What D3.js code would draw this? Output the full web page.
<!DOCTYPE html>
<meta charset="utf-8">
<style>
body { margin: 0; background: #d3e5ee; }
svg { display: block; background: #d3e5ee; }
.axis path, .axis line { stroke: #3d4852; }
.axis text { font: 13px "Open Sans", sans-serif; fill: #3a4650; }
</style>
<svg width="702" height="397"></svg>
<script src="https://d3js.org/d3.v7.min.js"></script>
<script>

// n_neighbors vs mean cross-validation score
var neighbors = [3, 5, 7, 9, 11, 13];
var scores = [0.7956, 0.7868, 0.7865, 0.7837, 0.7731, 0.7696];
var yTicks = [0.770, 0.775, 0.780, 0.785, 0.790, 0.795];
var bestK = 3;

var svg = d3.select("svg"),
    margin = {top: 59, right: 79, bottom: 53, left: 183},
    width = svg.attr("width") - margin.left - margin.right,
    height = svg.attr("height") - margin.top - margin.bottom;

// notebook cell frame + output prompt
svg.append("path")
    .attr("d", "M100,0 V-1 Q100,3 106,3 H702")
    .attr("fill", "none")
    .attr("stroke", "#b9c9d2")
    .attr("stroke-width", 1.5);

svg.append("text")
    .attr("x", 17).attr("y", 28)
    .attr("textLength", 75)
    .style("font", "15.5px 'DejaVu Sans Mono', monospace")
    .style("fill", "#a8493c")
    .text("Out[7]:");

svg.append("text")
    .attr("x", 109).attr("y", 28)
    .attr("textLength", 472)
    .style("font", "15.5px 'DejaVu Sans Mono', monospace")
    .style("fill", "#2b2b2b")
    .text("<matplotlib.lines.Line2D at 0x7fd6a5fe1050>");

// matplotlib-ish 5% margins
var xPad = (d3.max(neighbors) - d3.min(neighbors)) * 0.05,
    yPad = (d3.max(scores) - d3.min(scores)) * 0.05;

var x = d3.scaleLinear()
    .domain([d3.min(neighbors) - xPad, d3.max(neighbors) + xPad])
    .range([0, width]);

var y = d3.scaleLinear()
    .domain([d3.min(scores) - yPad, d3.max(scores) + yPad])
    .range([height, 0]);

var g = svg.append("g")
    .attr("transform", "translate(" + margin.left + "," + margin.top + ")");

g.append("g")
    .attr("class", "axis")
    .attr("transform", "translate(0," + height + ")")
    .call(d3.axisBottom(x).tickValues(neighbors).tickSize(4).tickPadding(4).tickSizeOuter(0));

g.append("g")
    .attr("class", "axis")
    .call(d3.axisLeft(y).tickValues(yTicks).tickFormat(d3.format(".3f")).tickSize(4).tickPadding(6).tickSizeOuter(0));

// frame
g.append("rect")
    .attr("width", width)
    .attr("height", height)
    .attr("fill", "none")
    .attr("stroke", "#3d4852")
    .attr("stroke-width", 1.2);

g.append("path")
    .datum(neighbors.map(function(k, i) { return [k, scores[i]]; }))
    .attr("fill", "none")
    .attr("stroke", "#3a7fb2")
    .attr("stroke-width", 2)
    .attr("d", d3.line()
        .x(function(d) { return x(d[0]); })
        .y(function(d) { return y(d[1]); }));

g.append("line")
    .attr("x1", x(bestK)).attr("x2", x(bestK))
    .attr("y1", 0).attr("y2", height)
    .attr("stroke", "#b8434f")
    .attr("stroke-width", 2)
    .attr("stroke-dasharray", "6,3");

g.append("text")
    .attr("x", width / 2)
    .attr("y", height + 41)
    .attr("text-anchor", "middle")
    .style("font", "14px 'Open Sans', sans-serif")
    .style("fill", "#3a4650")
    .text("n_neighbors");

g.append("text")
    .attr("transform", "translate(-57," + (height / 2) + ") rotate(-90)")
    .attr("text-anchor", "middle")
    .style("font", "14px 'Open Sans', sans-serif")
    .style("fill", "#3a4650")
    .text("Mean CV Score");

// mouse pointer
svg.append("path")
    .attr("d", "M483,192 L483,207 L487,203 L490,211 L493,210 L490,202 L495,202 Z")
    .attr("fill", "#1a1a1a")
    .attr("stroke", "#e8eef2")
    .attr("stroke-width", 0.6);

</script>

..............................

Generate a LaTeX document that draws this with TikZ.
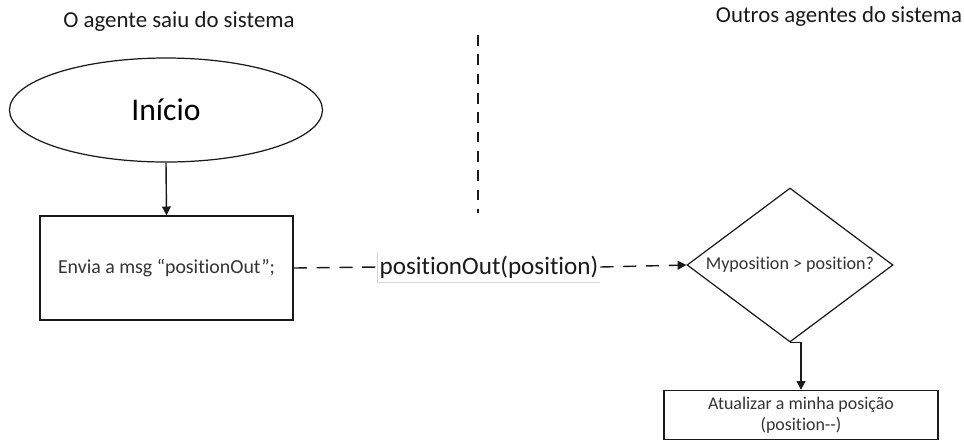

..............................

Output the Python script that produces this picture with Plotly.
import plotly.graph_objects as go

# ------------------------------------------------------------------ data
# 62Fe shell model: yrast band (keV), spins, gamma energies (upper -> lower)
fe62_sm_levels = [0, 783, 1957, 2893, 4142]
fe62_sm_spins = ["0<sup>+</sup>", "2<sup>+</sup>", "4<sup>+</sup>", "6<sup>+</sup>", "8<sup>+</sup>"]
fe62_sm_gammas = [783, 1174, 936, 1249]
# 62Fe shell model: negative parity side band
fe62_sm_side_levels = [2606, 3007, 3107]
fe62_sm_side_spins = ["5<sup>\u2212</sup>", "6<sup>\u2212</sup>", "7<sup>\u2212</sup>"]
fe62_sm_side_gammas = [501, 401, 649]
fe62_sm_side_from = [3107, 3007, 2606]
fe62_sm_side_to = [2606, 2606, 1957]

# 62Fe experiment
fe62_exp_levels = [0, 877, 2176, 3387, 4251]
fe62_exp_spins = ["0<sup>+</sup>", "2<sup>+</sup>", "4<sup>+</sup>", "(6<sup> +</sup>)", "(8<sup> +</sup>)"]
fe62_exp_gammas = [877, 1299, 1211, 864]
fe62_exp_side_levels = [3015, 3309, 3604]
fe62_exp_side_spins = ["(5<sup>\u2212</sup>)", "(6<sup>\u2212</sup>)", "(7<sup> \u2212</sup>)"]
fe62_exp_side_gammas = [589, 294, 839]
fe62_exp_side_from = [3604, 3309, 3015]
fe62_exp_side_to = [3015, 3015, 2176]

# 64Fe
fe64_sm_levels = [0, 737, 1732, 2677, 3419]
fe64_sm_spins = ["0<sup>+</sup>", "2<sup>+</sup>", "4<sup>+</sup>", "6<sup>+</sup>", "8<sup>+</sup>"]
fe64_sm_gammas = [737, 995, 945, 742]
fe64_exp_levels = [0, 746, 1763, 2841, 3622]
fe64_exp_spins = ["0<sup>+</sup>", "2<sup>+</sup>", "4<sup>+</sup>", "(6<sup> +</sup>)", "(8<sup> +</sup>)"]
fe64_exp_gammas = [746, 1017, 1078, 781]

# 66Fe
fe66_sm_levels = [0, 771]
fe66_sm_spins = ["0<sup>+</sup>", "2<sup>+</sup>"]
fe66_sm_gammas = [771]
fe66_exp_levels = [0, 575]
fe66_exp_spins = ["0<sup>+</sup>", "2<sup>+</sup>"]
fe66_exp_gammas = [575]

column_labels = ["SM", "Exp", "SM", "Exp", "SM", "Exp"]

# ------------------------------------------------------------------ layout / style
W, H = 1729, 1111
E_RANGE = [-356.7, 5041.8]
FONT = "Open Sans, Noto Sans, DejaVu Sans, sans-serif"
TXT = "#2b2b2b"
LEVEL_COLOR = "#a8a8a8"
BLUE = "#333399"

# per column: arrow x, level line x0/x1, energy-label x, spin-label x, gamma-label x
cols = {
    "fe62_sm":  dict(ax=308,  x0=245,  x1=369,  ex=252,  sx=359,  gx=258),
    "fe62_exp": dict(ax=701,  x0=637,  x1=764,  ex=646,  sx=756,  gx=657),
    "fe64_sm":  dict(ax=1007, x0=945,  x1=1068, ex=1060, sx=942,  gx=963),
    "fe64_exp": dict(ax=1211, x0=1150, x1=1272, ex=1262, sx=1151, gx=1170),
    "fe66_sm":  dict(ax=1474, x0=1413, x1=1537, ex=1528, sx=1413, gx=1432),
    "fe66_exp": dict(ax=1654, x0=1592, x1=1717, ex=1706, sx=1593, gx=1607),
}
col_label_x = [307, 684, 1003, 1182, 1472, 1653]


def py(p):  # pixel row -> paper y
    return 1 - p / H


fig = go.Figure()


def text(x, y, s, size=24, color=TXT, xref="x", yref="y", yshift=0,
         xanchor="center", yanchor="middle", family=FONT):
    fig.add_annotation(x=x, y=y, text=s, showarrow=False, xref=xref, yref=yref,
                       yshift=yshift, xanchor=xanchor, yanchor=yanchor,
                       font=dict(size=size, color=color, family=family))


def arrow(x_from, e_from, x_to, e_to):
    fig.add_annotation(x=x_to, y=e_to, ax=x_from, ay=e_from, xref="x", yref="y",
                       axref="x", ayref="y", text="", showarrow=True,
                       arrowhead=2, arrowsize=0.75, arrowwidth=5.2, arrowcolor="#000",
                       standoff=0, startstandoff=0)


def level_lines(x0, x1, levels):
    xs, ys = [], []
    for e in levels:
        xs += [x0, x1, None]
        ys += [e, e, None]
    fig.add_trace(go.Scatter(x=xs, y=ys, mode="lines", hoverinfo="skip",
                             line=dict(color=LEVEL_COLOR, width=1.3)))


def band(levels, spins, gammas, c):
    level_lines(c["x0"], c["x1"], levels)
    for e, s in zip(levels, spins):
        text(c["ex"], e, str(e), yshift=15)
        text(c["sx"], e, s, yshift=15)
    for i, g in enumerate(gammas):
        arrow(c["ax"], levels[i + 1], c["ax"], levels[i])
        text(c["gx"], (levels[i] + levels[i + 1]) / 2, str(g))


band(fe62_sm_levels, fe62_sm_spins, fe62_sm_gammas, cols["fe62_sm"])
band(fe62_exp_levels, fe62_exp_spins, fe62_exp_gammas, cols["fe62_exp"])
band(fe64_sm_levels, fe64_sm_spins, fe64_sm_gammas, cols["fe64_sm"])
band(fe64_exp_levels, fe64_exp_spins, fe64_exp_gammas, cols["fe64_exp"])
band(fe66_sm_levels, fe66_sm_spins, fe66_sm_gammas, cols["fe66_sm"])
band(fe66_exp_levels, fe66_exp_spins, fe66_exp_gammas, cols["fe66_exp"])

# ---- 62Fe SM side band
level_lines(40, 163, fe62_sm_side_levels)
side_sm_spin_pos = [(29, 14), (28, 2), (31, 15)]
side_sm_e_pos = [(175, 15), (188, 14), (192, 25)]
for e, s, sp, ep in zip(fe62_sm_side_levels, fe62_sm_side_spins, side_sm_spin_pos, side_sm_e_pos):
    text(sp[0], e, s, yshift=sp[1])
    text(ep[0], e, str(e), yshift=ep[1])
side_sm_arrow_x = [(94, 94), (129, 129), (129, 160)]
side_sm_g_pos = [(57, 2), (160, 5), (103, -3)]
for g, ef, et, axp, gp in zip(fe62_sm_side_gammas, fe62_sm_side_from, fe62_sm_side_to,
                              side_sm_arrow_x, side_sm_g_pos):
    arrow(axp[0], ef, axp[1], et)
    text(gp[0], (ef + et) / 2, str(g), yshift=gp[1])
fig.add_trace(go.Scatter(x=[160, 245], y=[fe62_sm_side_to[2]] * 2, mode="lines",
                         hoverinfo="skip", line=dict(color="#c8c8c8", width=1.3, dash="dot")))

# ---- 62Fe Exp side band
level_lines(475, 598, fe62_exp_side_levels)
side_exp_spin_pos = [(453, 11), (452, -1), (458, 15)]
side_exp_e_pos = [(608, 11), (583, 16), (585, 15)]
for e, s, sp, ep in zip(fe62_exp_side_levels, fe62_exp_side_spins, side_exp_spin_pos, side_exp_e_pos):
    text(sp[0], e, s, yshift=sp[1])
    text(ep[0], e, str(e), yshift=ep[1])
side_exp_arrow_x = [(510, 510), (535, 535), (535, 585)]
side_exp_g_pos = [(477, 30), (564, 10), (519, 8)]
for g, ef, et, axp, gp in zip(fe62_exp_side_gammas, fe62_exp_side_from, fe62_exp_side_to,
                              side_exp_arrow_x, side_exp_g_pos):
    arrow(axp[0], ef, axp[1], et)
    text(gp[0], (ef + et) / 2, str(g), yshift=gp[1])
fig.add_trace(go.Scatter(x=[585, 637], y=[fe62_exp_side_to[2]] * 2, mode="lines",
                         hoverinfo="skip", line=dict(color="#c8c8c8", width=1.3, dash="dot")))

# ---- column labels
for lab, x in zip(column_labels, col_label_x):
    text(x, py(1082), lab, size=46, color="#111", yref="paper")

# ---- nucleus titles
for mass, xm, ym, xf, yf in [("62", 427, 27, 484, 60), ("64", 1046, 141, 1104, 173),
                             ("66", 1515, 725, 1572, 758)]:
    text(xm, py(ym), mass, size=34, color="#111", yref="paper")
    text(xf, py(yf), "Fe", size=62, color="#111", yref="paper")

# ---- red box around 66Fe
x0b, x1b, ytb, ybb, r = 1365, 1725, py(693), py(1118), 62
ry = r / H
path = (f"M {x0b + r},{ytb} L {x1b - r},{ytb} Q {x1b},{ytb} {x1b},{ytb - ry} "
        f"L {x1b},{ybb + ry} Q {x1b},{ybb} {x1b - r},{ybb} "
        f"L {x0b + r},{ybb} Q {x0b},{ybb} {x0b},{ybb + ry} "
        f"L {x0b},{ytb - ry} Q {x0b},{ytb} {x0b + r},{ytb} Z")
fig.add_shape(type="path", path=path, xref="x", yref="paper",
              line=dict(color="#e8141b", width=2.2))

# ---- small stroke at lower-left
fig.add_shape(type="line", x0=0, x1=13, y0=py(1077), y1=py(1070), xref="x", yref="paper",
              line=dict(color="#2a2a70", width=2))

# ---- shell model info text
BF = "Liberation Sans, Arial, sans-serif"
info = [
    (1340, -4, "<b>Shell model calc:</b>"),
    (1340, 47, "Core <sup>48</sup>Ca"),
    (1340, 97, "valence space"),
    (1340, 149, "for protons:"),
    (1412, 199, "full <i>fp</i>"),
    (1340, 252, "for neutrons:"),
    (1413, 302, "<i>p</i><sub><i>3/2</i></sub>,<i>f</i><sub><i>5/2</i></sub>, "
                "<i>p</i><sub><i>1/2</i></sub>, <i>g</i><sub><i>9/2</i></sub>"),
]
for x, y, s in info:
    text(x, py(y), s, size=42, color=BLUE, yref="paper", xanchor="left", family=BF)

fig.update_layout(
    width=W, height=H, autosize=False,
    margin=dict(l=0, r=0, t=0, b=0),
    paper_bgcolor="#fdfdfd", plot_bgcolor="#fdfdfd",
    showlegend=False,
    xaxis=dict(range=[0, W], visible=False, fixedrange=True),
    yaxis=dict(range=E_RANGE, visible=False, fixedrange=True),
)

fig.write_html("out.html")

..............................

Exercise description: Look through the entries above and quote exactly the lines from the line with "Output the Python" to the line with "fe62_exp_side_to = [3015, 3015, 2176]", counting both of those lines.

Exercise result:
Output the Python script that produces this picture with Plotly.
import plotly.graph_objects as go

# ------------------------------------------------------------------ data
# 62Fe shell model: yrast band (keV), spins, gamma energies (upper -> lower)
fe62_sm_levels = [0, 783, 1957, 2893, 4142]
fe62_sm_spins = ["0<sup>+</sup>", "2<sup>+</sup>", "4<sup>+</sup>", "6<sup>+</sup>", "8<sup>+</sup>"]
fe62_sm_gammas = [783, 1174, 936, 1249]
# 62Fe shell model: negative parity side band
fe62_sm_side_levels = [2606, 3007, 3107]
fe62_sm_side_spins = ["5<sup>\u2212</sup>", "6<sup>\u2212</sup>", "7<sup>\u2212</sup>"]
fe62_sm_side_gammas = [501, 401, 649]
fe62_sm_side_from = [3107, 3007, 2606]
fe62_sm_side_to = [2606, 2606, 1957]

# 62Fe experiment
fe62_exp_levels = [0, 877, 2176, 3387, 4251]
fe62_exp_spins = ["0<sup>+</sup>", "2<sup>+</sup>", "4<sup>+</sup>", "(6<sup> +</sup>)", "(8<sup> +</sup>)"]
fe62_exp_gammas = [877, 1299, 1211, 864]
fe62_exp_side_levels = [3015, 3309, 3604]
fe62_exp_side_spins = ["(5<sup>\u2212</sup>)", "(6<sup>\u2212</sup>)", "(7<sup> \u2212</sup>)"]
fe62_exp_side_gammas = [589, 294, 839]
fe62_exp_side_from = [3604, 3309, 3015]
fe62_exp_side_to = [3015, 3015, 2176]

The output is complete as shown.